Online retailers hurt bookstore
February 3, 2010 10:02 PM
With the cost of higher education increasing, some students are turning to online sources to buy their textbooks. But this might hurt them rather than help them, SFSU Bookstore officials said.
When students buy textbooks at the SFSU Bookstore, they are helping the University receive more funds for department programs. The SFSU Bookstore operates as an independent non-profit bookstore and donates its money back to the SF State.
"Anything made here at the bookstore goes back to the campus," Textbook Manager Wendy Johnson said.

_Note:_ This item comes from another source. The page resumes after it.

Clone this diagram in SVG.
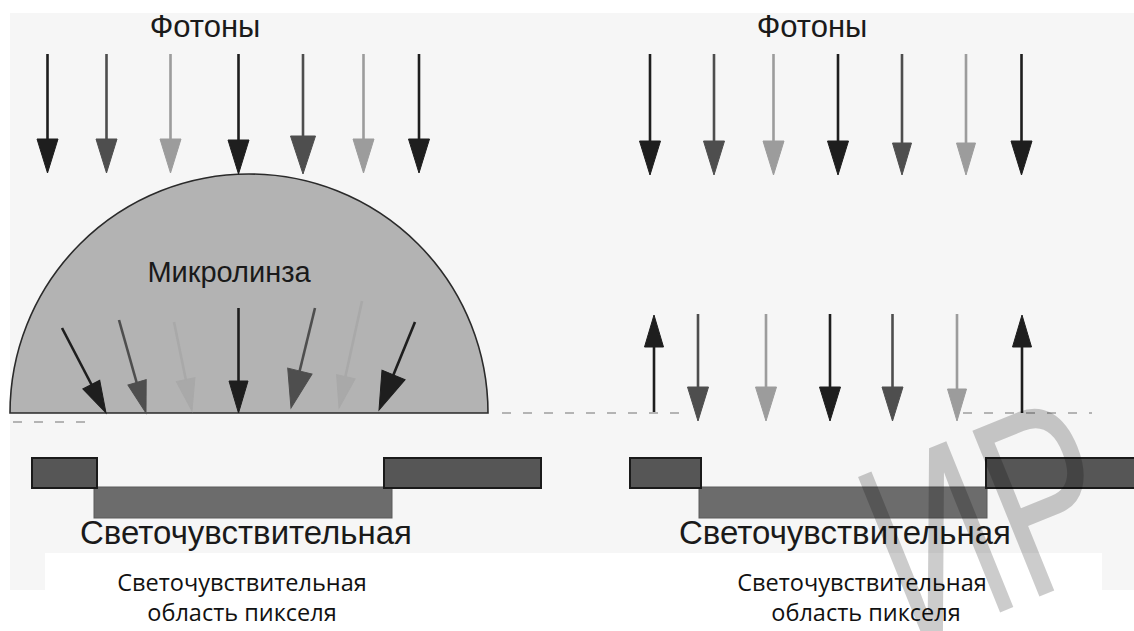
<svg xmlns="http://www.w3.org/2000/svg" xmlns:xlink="http://www.w3.org/1999/xlink" width="1134" height="631" viewBox="0 0 1134 631">
  <style>
    .label { font-family: "Liberation Sans", Arial, sans-serif; fill: #1a1a1a; }
    .caption { font-family: "Open Sans", "Noto Sans", sans-serif; fill: #111; font-size: 23.5px; }
    .ray { stroke-width: 2.6; fill: none; }
    .k1 { stroke: #1e1e1e; fill: #1e1e1e; }
    .k2 { stroke: #4e4e4e; fill: #4e4e4e; }
    .k3 { stroke: #9c9c9c; fill: #9c9c9c; }
    .k4 { stroke: #a9a9a9; fill: #a9a9a9; }
    .edge { stroke: #b4b4b4; stroke-width: 2; stroke-dasharray: 9 12; fill: none; }
    .pad { fill: #565656; stroke: #1a1a1a; stroke-width: 2; }
    .well { fill: #6c6c6c; stroke: #5a5a5a; stroke-width: 1; }
  </style>
  <defs>
    <!-- arrowheads, tip at the origin, pointing down (+y) -->
    <polygon id="head" points="0,0 -10.5,-34 10.5,-34"/>
    <polygon id="headW" points="0,0 -12.5,-38 12.5,-38"/>
    <polygon id="headS" points="0,0 -9.5,-32 9.5,-32"/>
  </defs>

  <!-- paper -->
  <rect x="0" y="0" width="1134" height="631" fill="#ffffff"/>
  <rect x="10" y="13" width="1124" height="577" fill="#f6f6f6"/>
  <rect x="45" y="553" width="1057" height="78" fill="#ffffff"/>

  <!-- ===== left panel: pixel with microlens ===== -->
  <g id="lens">
    <path d="M10,413 A239,239 0 0 1 488,413 Z" fill="#b3b3b3" stroke="#2a2a2a" stroke-width="1.6"/>
    <text class="label" x="229" y="282" font-size="29" text-anchor="middle">Микролинза</text>
  </g>

  <g id="photons-left">
    <text class="label" x="205" y="37" font-size="31" text-anchor="middle">Фотоны</text>
  </g>

  <g id="connectors">
    <!-- incoming photons, left -->
    <g id="rays-left-top">
      <line class="ray k1" x1="47.5" y1="54" x2="47.5" y2="145"/>
      <use href="#head" class="k1" transform="translate(47.5,173)"/>
      <line class="ray k2" x1="106.5" y1="54" x2="106.5" y2="145"/>
      <use href="#head" class="k2" transform="translate(106.5,173)"/>
      <line class="ray k3" x1="170.5" y1="54" x2="170.5" y2="145"/>
      <use href="#head" class="k3" transform="translate(170.5,173)"/>
      <line class="ray k1" x1="238.5" y1="54" x2="238.5" y2="145"/>
      <use href="#head" class="k1" transform="translate(238.5,174)"/>
      <line class="ray k2" x1="303" y1="54" x2="303" y2="145"/>
      <use href="#headW" class="k2" transform="translate(303,174)"/>
      <line class="ray k3" x1="363.5" y1="54" x2="363.5" y2="145"/>
      <use href="#head" class="k3" transform="translate(363.5,173)"/>
      <line class="ray k1" x1="419" y1="54" x2="419" y2="145"/>
      <use href="#head" class="k1" transform="translate(419,173)"/>
    </g>

    <!-- refracted photons inside the lens -->
    <g id="rays-lens">
      <line class="ray k1" x1="62" y1="328" x2="99" y2="399"/>
      <use href="#headS" class="k1" transform="translate(106,413) rotate(-27.4)"/>
      <line class="ray k2" x1="119" y1="320" x2="141" y2="398"/>
      <use href="#headS" class="k2" transform="translate(146,413) rotate(-16.2)"/>
      <line class="ray k4" x1="174" y1="322" x2="189" y2="395"/>
      <use href="#headS" class="k4" transform="translate(192,411) rotate(-11.5)"/>
      <line class="ray k1" x1="238.5" y1="308" x2="238.5" y2="398"/>
      <use href="#headS" class="k1" transform="translate(238.5,413)"/>
      <line class="ray k2" x1="315" y1="308" x2="295" y2="390"/>
      <use href="#headW" class="k2" transform="translate(291,408) rotate(13.5)"/>
      <line class="ray k4" x1="362" y1="301" x2="342" y2="392"/>
      <use href="#headS" class="k4" transform="translate(339,408) rotate(12.4)"/>
      <line class="ray k1" x1="415" y1="322" x2="386" y2="393"/>
      <use href="#headW" class="k1" transform="translate(379,410) rotate(22.5)"/>
    </g>

    <!-- incoming photons, right -->
    <g id="rays-right-top">
      <line class="ray k1" x1="650" y1="54" x2="650" y2="145"/>
      <use href="#head" class="k1" transform="translate(650,175)"/>
      <line class="ray k2" x1="714" y1="54" x2="714" y2="145"/>
      <use href="#head" class="k2" transform="translate(714,175)"/>
      <line class="ray k3" x1="773.5" y1="54" x2="773.5" y2="145"/>
      <use href="#head" class="k3" transform="translate(773.5,175)"/>
      <line class="ray k1" x1="838" y1="54" x2="838" y2="145"/>
      <use href="#head" class="k1" transform="translate(838,175)"/>
      <line class="ray k2" x1="902" y1="54" x2="902" y2="145"/>
      <use href="#headS" class="k2" transform="translate(902,175)"/>
      <line class="ray k3" x1="966" y1="54" x2="966" y2="145"/>
      <use href="#headS" class="k3" transform="translate(966,175)"/>
      <line class="ray k1" x1="1021.5" y1="54" x2="1021.5" y2="145"/>
      <use href="#head" class="k1" transform="translate(1021.5,175)"/>
    </g>

    <!-- photons at the bare pixel: reflected at the edges, passing in the middle -->
    <g id="rays-right-bottom">
      <line class="ray k1" x1="654" y1="413" x2="654" y2="335"/>
      <use href="#headS" class="k1" transform="translate(654,315) rotate(180)"/>
      <line class="ray k2" x1="698" y1="314" x2="698" y2="395"/>
      <use href="#head" class="k2" transform="translate(698,421)"/>
      <line class="ray k3" x1="766" y1="314" x2="766" y2="395"/>
      <use href="#head" class="k3" transform="translate(766,421)"/>
      <line class="ray k1" x1="830" y1="314" x2="830" y2="395"/>
      <use href="#head" class="k1" transform="translate(830,421)"/>
      <line class="ray k2" x1="892.5" y1="314" x2="892.5" y2="395"/>
      <use href="#head" class="k2" transform="translate(892.5,421)"/>
      <line class="ray k3" x1="957" y1="314" x2="957" y2="395"/>
      <use href="#headS" class="k3" transform="translate(957,421)"/>
      <line class="ray k1" x1="1022" y1="413" x2="1022" y2="335"/>
      <use href="#headS" class="k1" transform="translate(1022,315) rotate(180)"/>
    </g>

    <!-- surface level -->
    <g id="surface">
      <line class="edge" x1="13" y1="422" x2="95" y2="422"/>
      <line class="edge" x1="502" y1="413" x2="690" y2="413"/>
      <line class="edge" x1="963" y1="413" x2="1092" y2="413"/>
    </g>
  </g>

  <g id="pixel-left">
    <rect class="well" x="94" y="487" width="298" height="31"/>
    <rect class="pad" x="32" y="458" width="65" height="30"/>
    <rect class="pad" x="384" y="458" width="157" height="30"/>
    <text class="label" x="246" y="544" font-size="33" text-anchor="middle">Светочувствительная</text>
  </g>

  <g id="photons-right">
    <text class="label" x="812" y="37" font-size="31" text-anchor="middle">Фотоны</text>
  </g>

  <g id="pixel-right">
    <rect class="well" x="699" y="487" width="288" height="31"/>
    <rect class="pad" x="630" y="458" width="71" height="30"/>
    <rect class="pad" x="986" y="458" width="150" height="30"/>
    <text class="label" x="845" y="544" font-size="33" text-anchor="middle">Светочувствительная</text>
  </g>

  <g id="caption-left">
    <text class="caption" x="242" y="591" text-anchor="middle">Светочувствительная</text>
    <text class="caption" x="242" y="621" text-anchor="middle">область пикселя</text>
  </g>

  <g id="caption-right">
    <text class="caption" x="862" y="591" text-anchor="middle">Светочувствительная</text>
    <text class="caption" x="866" y="621" text-anchor="middle">область пикселя</text>
  </g>

  <!-- page stamp -->
  <g id="stamp">
    <text x="0" y="0" font-family="Liberation Sans, sans-serif" font-size="260" fill="#000" fill-opacity="0.2" transform="translate(912,648) rotate(-22) scale(0.66,1)">ИР</text>
  </g>
</svg>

In addition to this, the SFSU bookstore does a buy back program at the end of each semester. This program allows students to sell their SFSU bought textbooks back to the bookstore for a percentage of what they originally paid. These old books are then restocked at a cheaper price.
Last year the bookstore gave back $1 million to students. The bookstore could easily give back twice that amount if more students used the buy back program, Johnson said.
But with more and more students buying or obtaining their textbooks from uloop.com and half.com, textbook sales have decreased from last year already. And with fewer textbooks sold there are fewer books for the students to sell back.
"There has definitely been a decline in textbook sales because of the economy and online options," said Husam Erciyes, director of marketing for the bookstore. The exact percentage of decline is unknown, because it is too early in the year to measure.
Publishers, not University officials, determine the price of textbooks. Still many students complain that textbooks at the SFSU Bookstore are too expensive, and would rather buy them online where they can find them up to 75 percent cheaper. Uloop.com, rentbooks.info, half.com and amazon.com are only some of the means by which students are purchasing or renting their textbooks.
SF State student Aurore Etienne says she only buys her lab manuals at the bookstore while she buys the rest of textbooks from sites like these. "This [the bookstore] is a last resort," says Etienne.
Although there are many sources that offer inexpensive alternatives, some students stick to the campus bookstore for what they need.
"I usually buy here [at the bookstore]," says Guillermo Turcios, English literature major. "Usually I don't wait for online because they take too long to arrive."
As the student fees increase and personal budgets become tighter, many students who shop at the bookstore flock to the used books first. But with less and less students buying and then selling back textbooks, used books are becoming scarcer.
"The best way students can help keep prices down," Johnson said, "is by participating in student buy back."